Marchés des changes : jusqu’où ira le dollar ?

Asset Management - En mars 2021, la course contre le virus et pour la vaccination s'accélère. Dans ce contexte, le dollar s'apprécie contre la plupart des monnaies. Jusqu'où le billet vert ira-t-il ? L'éclairage de Karamo Kaba, Directeur de la recherche économique chez Ecofi.

Pour le troisième mois consécutif, le dollar s’est apprécié en mars contre la plupart des monnaies. Cela fait écho à la forte remontée des taux longs américains mais aussi à une campagne de vaccination plus avancée et à un volontarisme budgétaire plus affirmé.

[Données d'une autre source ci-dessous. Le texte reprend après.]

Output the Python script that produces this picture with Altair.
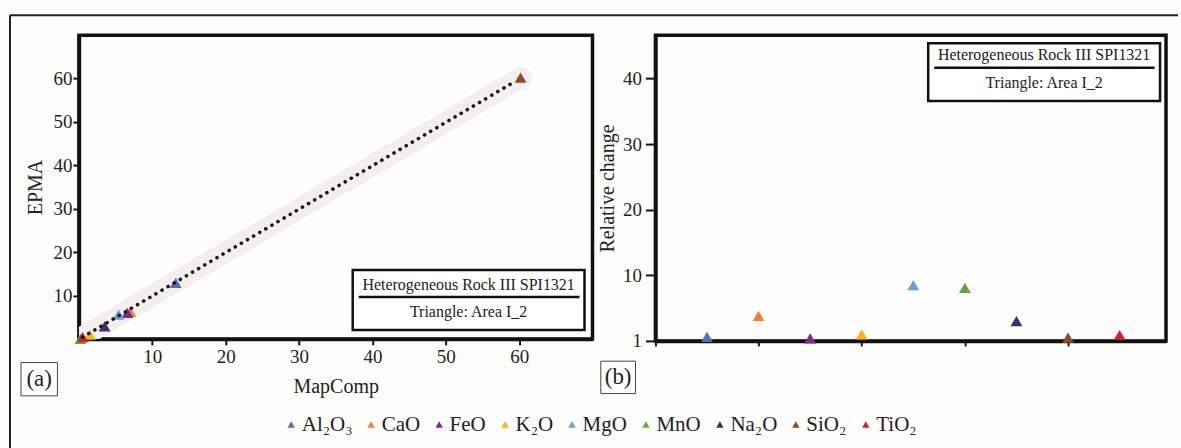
import altair as alt
import pandas as pd

# ---- data ----
oxides = ["Al₂O₃", "CaO", "FeO", "K₂O", "MgO", "MnO", "Na₂O", "SiO₂", "TiO₂"]
colors = ["#5a6db3", "#f47b3b", "#7b2d8e", "#fbb41a", "#6f9ad6", "#63a83c", "#2f3567", "#8f4a27", "#c9272d"]
mapcomp = [13.2, 7.0, 6.6, 1.5, 5.4, 0.2, 3.5, 60.2, 0.5]
epma = [12.9, 6.2, 6.0, 1.0, 5.6, 0.0, 2.9, 60.2, 0.4]
position = [1, 2, 3, 4, 5, 6, 7, 8, 9]
relchange = [0.6, 3.8, 0.4, 1.0, 8.5, 8.1, 3.0, 0.5, 0.9]
trend_x = [0.5, 59.5]
trend_y = [0.4, 59.4]
band_x = [0.0, 60.3]
band_y = [0.0, 60.3]
x_ticks_a = [10, 20, 30, 40, 50, 60]
y_ticks_a = [10, 20, 30, 40, 50, 60]
y_ticks_b = [0, 10, 20, 30, 40]
x_ticks_b = [0, 2, 4, 6, 8]
box_title = "Heterogeneous Rock III SPI1321"
box_sub = "Triangle: Area I_2"

FONT = "Liberation Serif"

pts_a = pd.DataFrame({"Oxide": oxides, "x": mapcomp, "y": epma})
pts_b = pd.DataFrame({"Oxide": oxides, "pos": position, "rel": relchange})
trend = pd.DataFrame({"x": trend_x, "y": trend_y})
band = pd.DataFrame({"x": band_x, "y": band_y})
one = pd.DataFrame({"d": [0]})

color = alt.Color(
    "Oxide:N",
    scale=alt.Scale(domain=oxides, range=colors),
    legend=alt.Legend(
        title=None, orient="none", direction="horizontal", legendX=202, legendY=379,
        symbolType="triangle-up", symbolSize=55, symbolStrokeWidth=0,
        labelFont=FONT, labelFontSize=21, labelColor="#222", columnPadding=8,
        labelOffset=0, labelLimit=200,
    ),
)

xa = alt.X("x:Q", scale=alt.Scale(domain=[0, 70], nice=False),
           axis=alt.Axis(values=x_ticks_a, title="MapComp", tickSize=6, labelPadding=3,
                         titleX=257, titleY=48, titleBaseline="middle"))
ya = alt.Y("y:Q", scale=alt.Scale(domain=[0, 70], nice=False),
           axis=alt.Axis(values=y_ticks_a, title="EPMA", tickSize=6, labelPadding=1,
                         titleX=-43.5, titleY=152, titleBaseline="middle"))

band_l = alt.Chart(band).mark_line(strokeWidth=21, strokeCap="round", color="#f2efee", clip=True).encode(x=xa, y=ya)
pts_l = alt.Chart(pts_a).mark_point(shape="triangle-up", filled=True, size=140, opacity=1).encode(x="x:Q", y="y:Q", color=color)
trend_l = alt.Chart(trend).mark_line(strokeWidth=3.5, strokeCap="round", strokeDash=[0.1, 7], color="#111").encode(x="x:Q", y="y:Q")


def annot(x1, x2, y1, y2, tx, ty1, ty2, uy, ux1, ux2):
    rect = alt.Chart(one).mark_rect(fill="white", stroke="#111", strokeWidth=2.5).encode(
        x=alt.value(x1), x2=alt.value(x2), y=alt.value(y1), y2=alt.value(y2))
    t1 = alt.Chart(one).mark_text(text=box_title, font=FONT, fontSize=16, color="#222").encode(
        x=alt.value(tx), y=alt.value(ty1))
    t2 = alt.Chart(one).mark_text(text=box_sub, font=FONT, fontSize=16, color="#222").encode(
        x=alt.value(tx), y=alt.value(ty2))
    ul = alt.Chart(one).mark_rule(strokeWidth=2.5, color="#111").encode(
        x=alt.value(ux1), x2=alt.value(ux2), y=alt.value(uy))
    return [rect, t1, t2, ul]


def tag(x1, x2, y1, y2, label):
    r = alt.Chart(one).mark_rect(fill="white", stroke="#444", strokeWidth=1).encode(
        x=alt.value(x1), x2=alt.value(x2), y=alt.value(y1), y2=alt.value(y2))
    t = alt.Chart(one).mark_text(text=label, font=FONT, fontSize=23, color="#222", baseline="middle").encode(
        x=alt.value((x1 + x2) / 2), y=alt.value((y1 + y2) / 2))
    return [r, t]


frame_top = alt.Chart(one).mark_rule(strokeWidth=2, color="#222").encode(
    x=alt.value(-69), x2=alt.value(1100), y=alt.value(-20))
frame_left = alt.Chart(one).mark_rule(strokeWidth=2, color="#222").encode(
    x=alt.value(-69), y=alt.value(-20), y2=alt.value(414))

left = alt.layer(
    band_l, pts_l, trend_l,
    *annot(274, 506, 235, 295, 390, 250, 277, 262, 280, 501),
    *tag(-58, -21.5, 327.7, 361, "(a)"),
    frame_top, frame_left,
).properties(width=514, height=304)

xb = alt.X("pos:Q", scale=alt.Scale(domain=[0, 9.9], nice=False),
           axis=alt.Axis(values=x_ticks_b, labels=False, title=None, tickSize=5))
yb = alt.Y("rel:Q", scale=alt.Scale(domain=[0, 46.6], nice=False),
           axis=alt.Axis(values=y_ticks_b, title="Relative change", tickSize=10, labelPadding=4,
                         labelExpr="datum.value == 0 ? '1' : datum.label",
                         titleX=-48, titleY=153, titleBaseline="middle"))
pts_r = alt.Chart(pts_b).mark_point(shape="triangle-up", filled=True, size=140, opacity=1).encode(
    x=xb, y=yb, color=color)

right = alt.layer(
    pts_r,
    *annot(273, 505, 8, 66, 389, 20.3, 47.7, 32.7, 279, 499.5),
    *tag(-54.7, -20, 326.3, 358.7, "(b)"),
).properties(width=511, height=306)

chart = alt.hconcat(left, right, spacing=63, bounds="flush").properties(
    padding={"left": 7, "top": 12, "right": 0, "bottom": 0},
    background="#fdfdfc",
).configure_view(stroke="#111", strokeWidth=3.5).configure_axis(
    labelFont=FONT, titleFont=FONT, labelFontSize=19, titleFontSize=20,
    titleFontWeight="normal", labelColor="#222", titleColor="#222",
    domainColor="#111", domainWidth=3.5, tickColor="#111", tickWidth=2, grid=False,
)

chart.save("out.html", embed_options={"renderer": "svg", "actions": False})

Cela étant, la Réserve fédérale (Fed) devrait se montrer prudente dans l’accompagnement de la reprise et veillera à maintenir les taux d’intérêt réels négatifs. Par conséquent, elle devrait retarder la fin des mesures d’assouplissement. Cette attitude de la Fed, sous fond de creusement du déficit et de tensions inflationnistes croissantes, devrait mettre fin à la phase d’appréciation du billet vert.

Le dollar gagne du terrain

Depuis le début de la campagne de vaccination, le dollar a gagné beaucoup de terrain, principalement contre les devises des pays avancés. Cela traduit le regain d’optimisme des investisseurs suite à la montée en puissance de la campagne de vaccination et de la mise en place d’un plan de relance de 1 900 milliards de dollars.

Après ce troisième plan en moins d’une année, il est désormais question d’une nouvelle impulsion budgétaire de plus de 2 250 milliards de dollars, financée par une hausse de l’imposition des sociétés, étalée sur 8 ans concernant cette fois-ci les infrastructures.

Spéculation face à l’inflation

La dynamique en cours aux Etats-Unis — entrevue dans les bons chiffres de l’emploi et de l’indice ISM manufacturier — est telle que les investisseurs, craignant une surchauffe inflationniste, ont poussé à la hausse les rendements des taux longs, qui sont tous revenus au-dessus de leur niveau d’avant Covid-19.

Nous avons ainsi vu les positions des spéculateurs sur les marchés de change passer à « acheteuses » sur le dollar, une première depuis un an. Par effet de contraste, notamment avec la zone euro, tout concourt à une poursuite de l’appréciation du billet vert. La recrudescence des cas a conduit plusieurs pays à prendre des mesures de confinement plus strictes, à l’instar de la France, de l’Italie ou de l’Allemagne.

Au rythme de la reprise

Cela va conduire la Banque centrale européenne (BCE) à augmenter le montant des rachats de titres pour contenir l’envolée des rendements obligataires souverains. Par ailleurs, la cour constitutionnelle allemande a suspendu le processus de ratification du plan de relance européen de 750 milliards d’euros par l’Allemagne, ce qui retarde le versement des subventions et des prêts aux pays les plus fragilisés par la pandémie.

Nous pensons toutefois que cette appréciation du dollar ne va pas se poursuivre. Ainsi, soucieuse d’accompagner la reprise et d’éviter toute critique sur un resserrement prématuré, la Fed devrait-elle se montrer prudente. Nous pensons qu’elle veillera à maintenir les taux réels en territoire négatif en retardant aussi longtemps que possible la fin de l’assouplissement quantitatif.

Perspectives de la Fed d’ici 2023

Dans ces conditions, dans un premier temps, la Fed va prolonger les programmes arrivant à échéance à court terme. A partir du second semestre, elle commencera à préparer les esprits des investisseurs à une fin de ces mesures qui interviendrait durant le premier trimestre de 2022. Enfin, elle ne devrait remonter ses taux directeurs qu’en 2023.